Task description: Beginning with the first line, set down every line through the one containing "0.6, 0.8, 1.0];", exactly as it appears, but not the pictures.

Saved data entries:
= = =

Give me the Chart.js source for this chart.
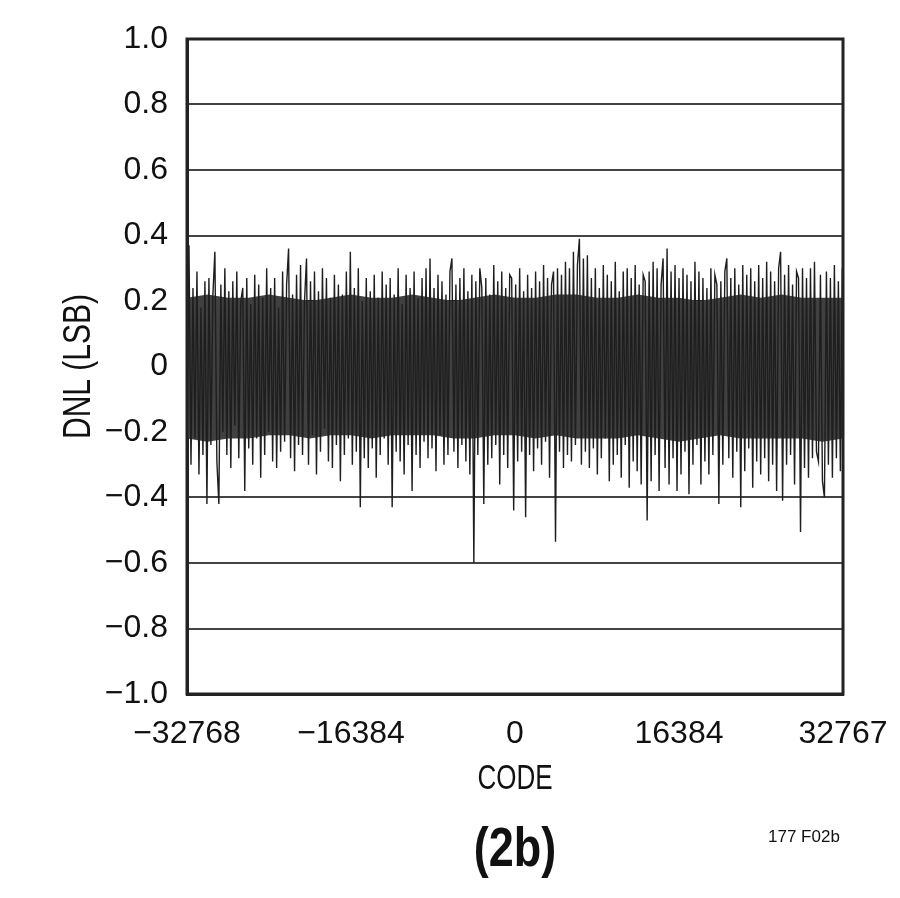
<!DOCTYPE html>
<html>
<head>
<meta charset="utf-8">
<script src="https://cdn.jsdelivr.net/npm/chart.js@4.4.1/dist/chart.umd.min.js"></script>
<style>
  html, body { margin: 0; padding: 0; background: #fff; }
  #wrap { position: relative; width: 900px; height: 898px; }
  #c { position: absolute; left: 0; top: 0; }
  .note { position: absolute; color: #111; font-family: 'Liberation Sans', Arial, sans-serif; white-space: nowrap; }
  #fig { left: 415px; top: 825px; width: 200px; text-align: center; font-size: 45px; font-weight: bold; line-height: 45px; transform: scale(1, 1.25); transform-origin: 100px 26.5px; }
  #ref { left: 768px; top: 828px; font-size: 17px; line-height: 17px; }
</style>
</head>
<body>
<div id="wrap">
  <canvas id="c" width="900" height="898"></canvas>
  <div class="note" id="fig">(2b)</div>
  <div class="note" id="ref">177 F02b</div>
</div>
<script>
// X sampling: one DNL reading every codeStep codes, starting at codeStart
const codeStart = -32768;
const codeStep = 199;
const codeMin = -32768;
const codeMax = 32767;
const codeTicks = [-32768, -16384, 0, 16384, 32767];
const dnlTicks = [-1.0, -0.8, -0.6, -0.4, -0.2, 0, 0.2, 0.4, 0.6, 0.8, 1.0];

// DNL (LSB) values, left to right
const dnl = [
 -0.25, 0.37,-0.30, 0.24,-0.22, 0.29,-0.33, 0.18,-0.27, 0.26,
 -0.42, 0.27,-0.24, 0.22, 0.35,-0.29,-0.42, 0.25,-0.20, 0.30,
 -0.27, 0.23,-0.31, 0.26,-0.18, 0.29,-0.28, 0.20, 0.24,-0.38,
  0.27,-0.25, 0.19,-0.30, 0.28,-0.22, 0.25,-0.34, 0.21,-0.27,
  0.30,-0.20, 0.24,-0.29, 0.27,-0.31, 0.18,-0.26, 0.29,-0.23,
  0.25, 0.36,-0.28, 0.22,-0.32, 0.28,-0.24, 0.31,-0.27, 0.20,
  0.33,-0.30, 0.26,-0.21, 0.29,-0.33, 0.23,-0.26, 0.30,-0.19,
  0.27,-0.29, 0.21,-0.31, 0.28,-0.24, 0.25,-0.35, 0.22,-0.27,
  0.29,-0.22, 0.35,-0.30, 0.24,-0.26, 0.30,-0.43, 0.20,-0.28,
  0.27,-0.31, 0.23,-0.25, 0.28,-0.34, 0.21,-0.27, 0.29,-0.22,
  0.25,-0.30, 0.27,-0.43, 0.22,-0.26, 0.30,-0.29, 0.19,-0.33,
  0.28,-0.24, 0.24,-0.38, 0.29,-0.27, 0.21,-0.31, 0.27,-0.23,
  0.30,-0.28, 0.33,-0.25, 0.24,-0.32, 0.28,-0.21, 0.26,-0.30,
  0.22,-0.27, 0.29, 0.33,-0.26, 0.25,-0.31, 0.27,-0.24, 0.30,
 -0.29, 0.23,-0.33, 0.28,-0.60, 0.26,-0.27, 0.30, 0.24,-0.42,
  0.27,-0.30, 0.22,-0.28, 0.31,-0.24, 0.26,-0.36, 0.29,-0.27,
  0.24,-0.31, 0.28, 0.27,-0.44, 0.25,-0.29, 0.30,-0.26, 0.23,
 -0.46, 0.28,-0.27, 0.24,-0.32, 0.29,-0.25, 0.26,-0.30, 0.31,
 -0.23, 0.27,-0.34, 0.25, 0.29,-0.535,0.30,-0.26, 0.28,-0.31,
  0.32,-0.27, 0.30,-0.29, 0.35,-0.24, 0.31, 0.39,-0.30, 0.33,
 -0.26, 0.34,-0.31, 0.27,-0.25, 0.30,-0.33, 0.24,-0.28, 0.31,
 -0.22, 0.28,-0.35, 0.26,-0.30, 0.32,-0.27, 0.23,-0.34, 0.29,
 -0.24, 0.30,-0.37, 0.27,-0.29, 0.31,-0.32, 0.25,-0.36, 0.28,
  0.26,-0.47, 0.29,-0.35, 0.32,-0.27, 0.30,-0.38, 0.25, 0.33,
 -0.31, 0.36,-0.36, 0.29,-0.28, 0.31,-0.38, 0.27,-0.33, 0.30,
 -0.26, 0.28,-0.39, 0.26,-0.30, 0.32,-0.24, 0.29,-0.36, 0.27,
 -0.29, 0.24,-0.33, 0.30,-0.27, 0.28, 0.25,-0.42, 0.26,-0.30,
  0.29, 0.33,-0.28, 0.27,-0.34, 0.30,-0.26, 0.25,-0.43, 0.31,
 -0.32, 0.28,-0.25, 0.30,-0.37, 0.26,-0.29, 0.31,-0.33, 0.27,
 -0.28, 0.32,-0.35, 0.29,-0.30, 0.26,-0.38, 0.30, 0.35,-0.41,
  0.28,-0.30, 0.31,-0.27, 0.25,-0.36, 0.29, 0.27,-0.505,0.30,
 -0.31, 0.27,-0.34, 0.30,-0.28, 0.32,-0.26,-0.29, 0.28,-0.35,
 -0.40, 0.29,-0.30, 0.27,-0.34, 0.31,-0.28, 0.26,-0.32, 0.30
];

// Envelope of the densely overlapping codes (solid dark core), one pair per 2048-code block
const coreStep = 2048;
const coreHi = [
  0.21, 0.22, 0.21, 0.21, 0.22, 0.21, 0.20, 0.21, 0.22, 0.21, 0.21,
  0.22, 0.21, 0.20, 0.21, 0.22, 0.21, 0.21, 0.22, 0.22, 0.21, 0.21,
  0.22, 0.21, 0.21, 0.20, 0.21, 0.22, 0.21, 0.22, 0.21, 0.21, 0.21
];
const coreLo = [
 -0.22,-0.23,-0.22,-0.22,-0.21,-0.21,-0.22,-0.21,-0.21,-0.22,-0.21,
 -0.21,-0.21,-0.22,-0.22,-0.21,-0.21,-0.22,-0.21,-0.22,-0.22,-0.22,
 -0.21,-0.22,-0.23,-0.22,-0.21,-0.22,-0.22,-0.22,-0.22,-0.23,-0.22
];

const points = dnl.map((v, i) => ({ x: codeStart + i * codeStep, y: v }));
const corePts = arr => arr.map((v, i) => ({ x: Math.min(codeMax, codeStart + i * coreStep), y: v }));

const sans = "'Liberation Sans', Arial, sans-serif";
const minus = v => (Math.abs(v) < 1e-9 ? '0' : (v < 0 ? '\u2212' : '') + Math.abs(v).toFixed(1));

// Frame round the plot area + condensed (stretched) axis titles
const frame = {
  id: 'frame',
  beforeDraw(chart) {
    const xs = chart.scales.x, ys = chart.scales.y;
    if (!xs._stretched) {
      const ox = xs.drawTitle;
      xs.drawTitle = function () {
        const ctx = this.ctx, c = this.bottom - 18.5;
        ctx.save(); ctx.translate(0, c); ctx.scale(1, 1.34); ctx.translate(0, -c);
        ox.call(this); ctx.restore();
      };
      xs._stretched = true;
    }
    if (!ys._stretched) {
      const oy = ys.drawTitle;
      ys.drawTitle = function () {
        const ctx = this.ctx, c = this.left + 79;
        ctx.save(); ctx.translate(c, 0); ctx.scale(1.3, 1); ctx.translate(-c, 0);
        oy.call(this); ctx.restore();
      };
      ys._stretched = true;
    }
  },
  afterDraw(chart) {
    const { ctx, chartArea: a } = chart;
    ctx.save();
    ctx.strokeStyle = '#222';
    ctx.lineWidth = 3;
    ctx.strokeRect(a.left, a.top, a.right - a.left, a.bottom - a.top);
    ctx.restore();
  }
};

new Chart(document.getElementById('c'), {
  type: 'line',
  data: {
    datasets: [
      { data: corePts(coreHi), borderWidth: 0, borderColor: 'rgba(0,0,0,0)', backgroundColor: '#404040', fill: '+1', pointRadius: 0, tension: 0, order: 2 },
      { data: corePts(coreLo), borderWidth: 0, borderColor: 'rgba(0,0,0,0)', backgroundColor: '#404040', fill: false, pointRadius: 0, tension: 0, order: 2 },
      { data: points, borderColor: '#1e1e1e', borderWidth: 1.4, pointRadius: 0, tension: 0, fill: false, order: 1 }
    ]
  },
  options: {
    responsive: false,
    animation: false,
    devicePixelRatio: 1,
    layout: { padding: { left: 0, top: 39, right: 57, bottom: 100 } },
    plugins: { legend: { display: false }, tooltip: { enabled: false } },
    scales: {
      x: {
        type: 'linear',
        min: codeMin,
        max: codeMax,
        afterFit(s) { s.height = 104; s.paddingLeft = 0; s.paddingRight = 0; },
        afterBuildTicks(s) { s.ticks = codeTicks.map(v => ({ value: v })); },
        grid: { display: false, drawTicks: false },
        border: { display: true, color: '#222', width: 3 },
        ticks: {
          padding: 21,
          color: '#111',
          maxRotation: 0,
          autoSkip: false,
          font: { family: sans, size: 32 },
          callback: v => (v < 0 ? '\u2212' : '') + Math.abs(v)
        },
        title: {
          display: true,
          text: 'CODE',
          color: '#111',
          font: { family: sans, size: 26, lineHeight: 1 },
          padding: { top: 0, bottom: 5.5 }
        }
      },
      y: {
        type: 'linear',
        min: -1,
        max: 1,
        z: 1,
        afterFit(s) { s.width = 187; s.paddingTop = 0; s.paddingBottom = 0; },
        afterBuildTicks(s) { s.ticks = dnlTicks.map(v => ({ value: v })); },
        grid: {
          color: ctx => (Math.abs(ctx.tick.value) < 1e-9 ? 'rgba(40,40,40,0.3)' : (Math.abs(Math.abs(ctx.tick.value) - 0.2) < 1e-9 ? '#1a1a1a' : '#444')),
          lineWidth: 2,
          drawTicks: false
        },
        border: { display: true, color: '#222', width: 3 },
        ticks: {
          padding: 19,
          color: '#111',
          font: { family: sans, size: 32 },
          callback: v => minus(v)
        },
        title: {
          display: true,
          text: 'DNL (LSB)',
          color: '#111',
          font: { family: sans, size: 30, lineHeight: 1 },
          padding: { top: 64, bottom: 0 }
        }
      }
    }
  },
  plugins: [frame]
});
</script>
</body>
</html>
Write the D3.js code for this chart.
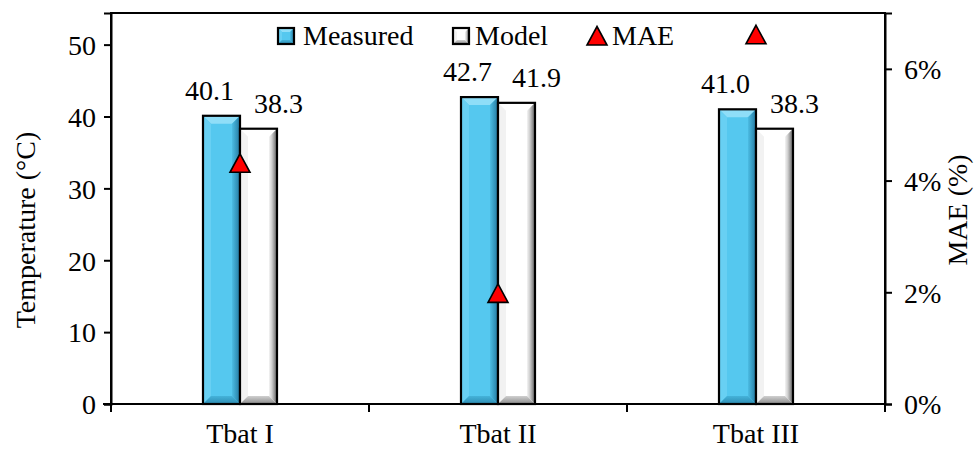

= = =

Final result:
Give me the Chart.js source for this chart.
<!DOCTYPE html>
<html>
<head>
<meta charset="utf-8">
<script src="https://cdn.jsdelivr.net/npm/chart.js@4.4.1/dist/chart.umd.min.js"></script>
<style>
  html, body { margin: 0; padding: 0; background: #fff; }
  #wrap { position: relative; width: 900px; height: 898px; }
  #c { position: absolute; left: 0; top: 0; }
  .note { position: absolute; color: #111; font-family: 'Liberation Sans', Arial, sans-serif; white-space: nowrap; }
  #fig { left: 415px; top: 825px; width: 200px; text-align: center; font-size: 45px; font-weight: bold; line-height: 45px; transform: scale(1, 1.25); transform-origin: 100px 26.5px; }
  #ref { left: 768px; top: 828px; font-size: 17px; line-height: 17px; }
</style>
</head>
<body>
<div id="wrap">
  <canvas id="c" width="900" height="898"></canvas>
  <div class="note" id="fig">(2b)</div>
  <div class="note" id="ref">177 F02b</div>
</div>
<script>
// X sampling: one DNL reading every codeStep codes, starting at codeStart
const codeStart = -32768;
const codeStep = 199;
const codeMin = -32768;
const codeMax = 32767;
const codeTicks = [-32768, -16384, 0, 16384, 32767];
const dnlTicks = [-1.0, -0.8, -0.6, -0.4, -0.2, 0, 0.2, 0.4, 0.6, 0.8, 1.0];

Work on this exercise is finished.